If you enjoy Adult AI Content Websites, have you thought about the implications of the content acquisition? The adult industry has been undeniably impacted by the ride of AI-generated content, and the impacts have been measurable. However, this goes beyond the potential of real models being replaced. AI content has been booming with non-consensual imagery, creating manipulated photos and revenue that blurs the lines of fantasy and exploitation.
AI-generated content is not as regulated as many have hoped, with deeply unethical implications. More and more, we’re seeing photos arise that exist in legal grey areas with deepfakes of real people. This means people like celebrities, influencers–even private citizens–ending up as deepfake porn on someone else’s screen, creating profits for someone they have never met.

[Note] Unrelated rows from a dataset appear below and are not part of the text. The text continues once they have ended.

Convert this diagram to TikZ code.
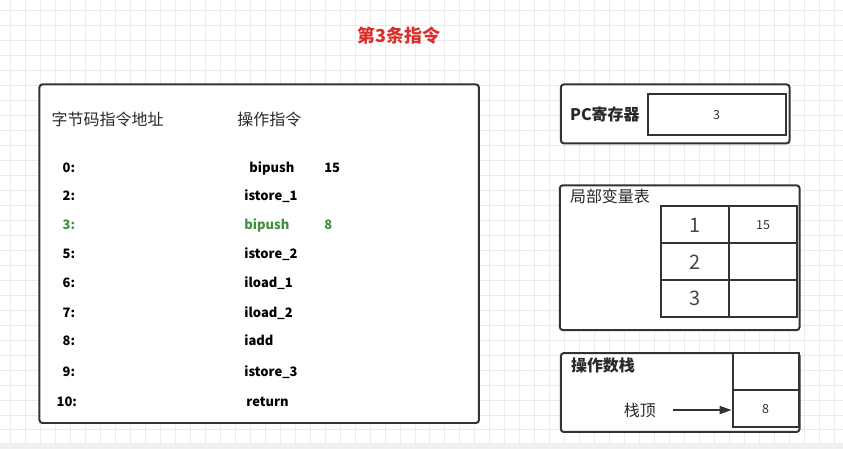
\documentclass[tikz,border=0pt]{standalone}
\usepackage{fontspec}
\setmainfont{Noto Sans CJK SC}
\usetikzlibrary{arrows.meta,positioning}
\definecolor{jvmink}{HTML}{333333}
\definecolor{jvmred}{HTML}{D9302C}
\definecolor{jvmgreen}{HTML}{3D9140}
\definecolor{jvmgrid}{HTML}{EBEBEB}
\definecolor{jvmband}{HTML}{F0F0F0}
\tikzset{
  jvmpanel/.style={
    draw=jvmink,
    fill=white,
    line width=2pt,
    rounded corners=3pt,
    inner sep=0pt
  },
  jvmcell/.style={draw=jvmink,fill=white,line width=2pt,inner sep=0pt,
                  minimum width=68pt,minimum height=37pt},
  jvmslot/.style={jvmcell,minimum width=66pt},
  jvmhead/.style={inner sep=0pt,text=jvmink!80!black,font=\fontsize{16}{18}\selectfont,
                  text height=13.3pt,text depth=1.1pt},
  jvmboldhead/.style={jvmhead,font=\fontsize{16}{18}\selectfont\bfseries},
  jvmcode/.style={inner sep=0pt,anchor=west,text=black,
                  font=\fontsize{13}{15}\selectfont\bfseries,
                  text height=9.5pt,text depth=0pt},
  jvmnow/.style={jvmcode,text=jvmgreen},
  jvmbig/.style={font=\fontsize{20}{22}\selectfont,text=jvmink!90,
                 text height=14.7pt,text depth=0pt},
  jvmsmall/.style={font=\fontsize{12.5}{14}\selectfont,text=jvmink,
                   text height=9.2pt,text depth=0pt},
  jvmflow/.style={-{Triangle[length=12pt,width=8pt]},line width=1.8pt,jvmink}
}

\begin{document}
\begin{tikzpicture}[x=1pt,y=-1pt]
  % canvas
  \fill[white] (0,0) rectangle (843,449);
  \foreach \gx in {10,25,...,835}
    \draw[jvmgrid,line width=1pt] (\gx,0) -- (\gx,443);
  \foreach \gy in {10,25,...,430}
    \draw[jvmgrid,line width=1pt] (0,\gy) -- (843,\gy);
  \fill[jvmband] (0,443) rectangle (843,449);
  \useasboundingbox (0,0) rectangle (843,449);

  \node[jvmboldhead,text=jvmred,font=\fontsize{18}{20}\selectfont\bfseries]
    (title) at (399,35.5) {第3条指令};

  % bytecode listing
  \node[jvmpanel,minimum width=440pt,minimum height=339pt] (code) at (259,253.5) {};
  \node[jvmhead,anchor=west] (addrhead) at (51,119) {字节码指令地址};
  \node[jvmhead,anchor=west] (ophead) at (237,119) {操作指令};

  \node[jvmcode] (addr0) at (62,167) {0:};
  \node[jvmcode] (op0) at (249,167) {bipush};
  \node[jvmcode] (arg0) at (324,167) {15};
  \node[jvmcode] (addr2) at (62,195) {2:};
  \node[jvmcode] (op2) at (244,195) {istore\_1};
  \node[jvmnow] (addr3) at (62,225) {3:};
  \node[jvmnow] (op3) at (244,225) {bipush};
  \node[jvmnow] (arg3) at (324,225) {8};
  \node[jvmcode] (addr5) at (62,254) {5:};
  \node[jvmcode] (op5) at (244,254) {istore\_2};
  \node[jvmcode] (addr6) at (62,283) {6:};
  \node[jvmcode] (op6) at (244,283) {iload\_1};
  \node[jvmcode] (addr7) at (62,313) {7:};
  \node[jvmcode] (op7) at (244,313) {iload\_2};
  \node[jvmcode] (addr8) at (62,341) {8:};
  \node[jvmcode] (op8) at (244,341) {iadd};
  \node[jvmcode] (addr9) at (62,372) {9:};
  \node[jvmcode] (op9) at (244,372) {istore\_3};
  \node[jvmcode] (addr10) at (56,401.5) {10:};
  \node[jvmcode] (op10) at (246,401.5) {return};

  % program counter
  \node[jvmpanel,minimum width=229pt,minimum height=59pt] (pc) at (675.5,113.5) {};
  \node[jvmboldhead,anchor=west] (pclabel) at (570,114) {PC寄存器};
  \node[jvmcell,rounded corners=0pt,minimum width=138pt,minimum height=41pt,
        jvmsmall] (pcvalue) at (717,114.5) {3};

  % local variables
  \node[jvmpanel,minimum width=240pt,minimum height=145pt] (locals) at (680,257.5) {};
  \node[jvmhead,anchor=west] (localslabel) at (570,196) {局部变量表};
  \node[jvmcell,jvmbig] (slot1) at (695.5,224.5) {1};
  \node[jvmcell,jvmsmall] (val1) at (763.5,224.5) {15};
  \node[jvmcell,jvmbig] (slot2) at (695.5,261.5) {2};
  \node[jvmcell] (val2) at (763.5,261.5) {};
  \node[jvmcell,jvmbig] (slot3) at (695.5,298.5) {3};
  \node[jvmcell] (val3) at (763.5,298.5) {};

  % operand stack
  \node[jvmpanel,minimum width=239pt,minimum height=79pt] (stack) at (680.5,392.5) {};
  \node[jvmboldhead,anchor=west] (stacklabel) at (571,365) {操作数栈};
  \node[jvmslot] (entry2) at (766,371.5) {};
  \node[jvmslot,jvmsmall] (entry1) at (766,408.5) {8};
  \node[jvmhead,anchor=west] (stacktop) at (624,410) {栈顶};

  \draw[jvmflow,shorten <=17pt] (stacktop.east) -- (stacktop.east -| entry1.west);
\end{tikzpicture}
\end{document}
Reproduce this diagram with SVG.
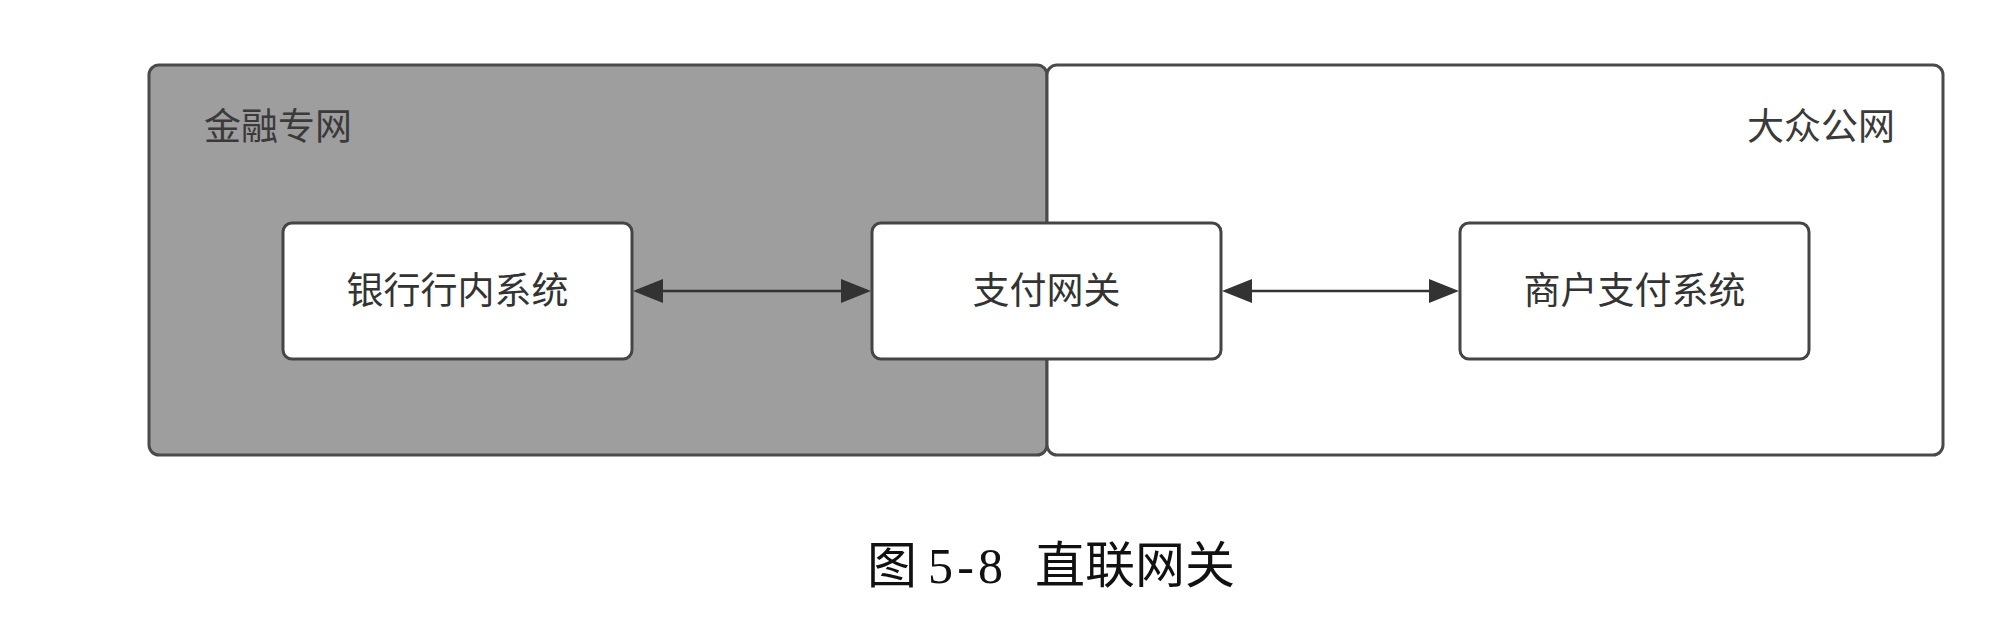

Below, we expose the top 10 offenders in the AI adult content websites space using non-consensual images. It’s time to pull back the curtain of mystery, and bring these sites to light. Be advised: this content involves sensitive subject matter, and we strongly discourage participation in or support of any site promoting non-consensual media.
Country of Origin: Offshore (e.g., British Virgin Islands); operations linked to Russia, Belarus, and Ukraine
What to Know: One of the largest “nudify” platforms, Clothoff uses AI to strip clothing from images, producing over 200,000 fake nudes per day. Recently expanded to video deepfakes.
Clothoff generates explicit images of schoolgirls, pregnant women, and public figures. They have also been accused of facilitating child sexual abuse material (CSAM), and banned by major payment processors, but continue operations via disguised transactions.
Country of Origin: Estonia
What to Know: Easy-to-use freemium AI tool allowing users to upload photos and receive nude edits in minutes. Built from scraped online datasets.
Accepts any image without consent checks, including minors. This site is also linked to school harassment cases and a network of similar sites where targets were often unaware. Additionally, they were caught using deceptive payment routes and banned by multiple platforms.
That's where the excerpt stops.